When commands run from an xterm or console stop responding, they can sometimes be halted with Ctrl + C. Ctrl + Z will sometimes work when that fails. If neither of these works, open another terminal and run ps ax |grep foo where foo is the name of the unresponsive program. This should return a line of output that looks something like this:
$ ps ax |grep firefox
2222 ? S 0:00 /bin/sh /usr/lib/firefox-3.6.9/firefox
2227 ? S 0:00 /bin/sh /usr/lib/firefox-3.6.9/run-mozilla.sh /usr/lib/firefox/3.6.9/firefox-bin
2231 ? Sl 514:36 /usr/lib/firefox-3.6.9/firefox-bin
24970 ? Sl 173:30 /usr/lib/firefox-3.6.9/plugin-container /home/andyman/.mozilla/plugins/libflashplayer.so 2231 plugin true
30290 pts/2 S+ 0:00 grep --color=auto firefox
The first field of each line of output is a number which represents the Process ID of the program matched by grep (you can safely ignore the last one, which represents grep itself). To halt the offending process, do:
kill -9 bar where bar is the Process ID of the program. You might have to use your judgment as to which of the matches needs to be killed, or you could use top instead.
If you are running GNOME, of course, you don't have to fool with this crazy command-line stuff to get the job done- just go to System → Administration → System Monitor. Navigate to the Processes tab. Choose the process you want to halt (Hm, could it be the one using 90% CPU?) and right-click it. Since the process is already stopped, (that's the problem, right?) choose End Process or Kill Process from the resulting menu.
I'm not sure what the difference is between the two. In my experience they both get the job done. Perhaps someone can chime in with that information?

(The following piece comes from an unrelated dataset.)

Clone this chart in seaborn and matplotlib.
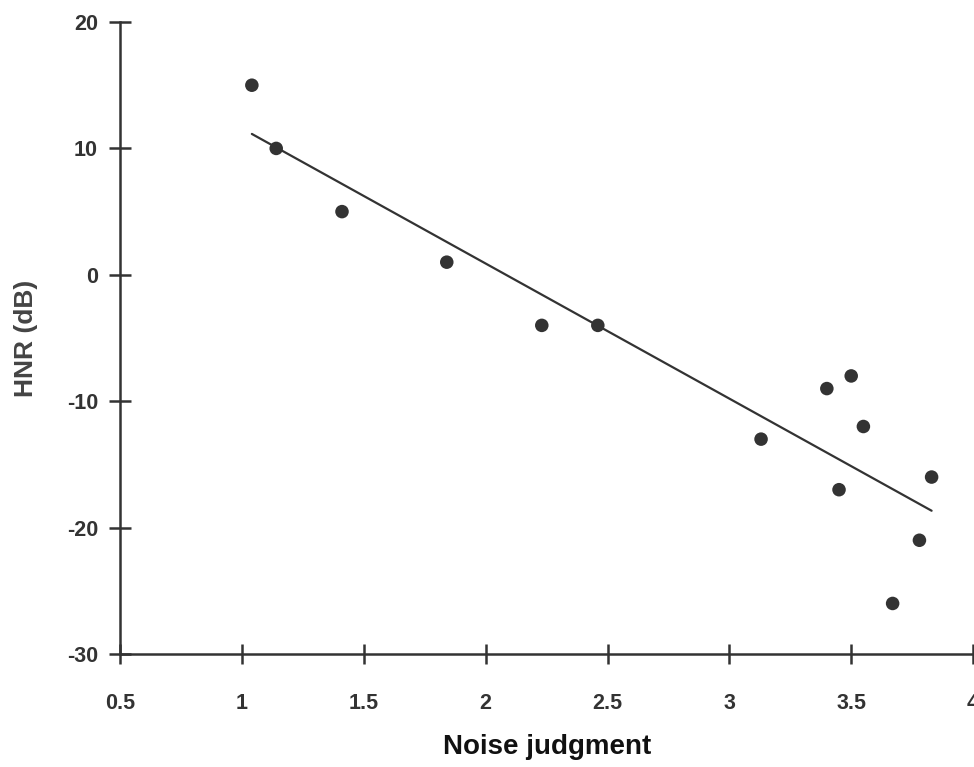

When the mouse stops working:
If the keyboard still works, hit Alt + F2 and run gnome-terminal. From there you can troubleshoot things. I'm not going to get into mouse troubleshooting here, as I haven't researched it. If you just want to try restarting the GUI, run sudo service gdm restart. This should bring down the GUI, which will then attempt to respawn, bringing you back to the login screen.
When everything, keys and mouse and all, stop working:
First try the Magic SysReq method outlined in Phoenix' answer. If that doesn't work, hit the Reset button on the computer case. If even that doesn't work, you'll just have to power-cycle the machine. May you never reach this point.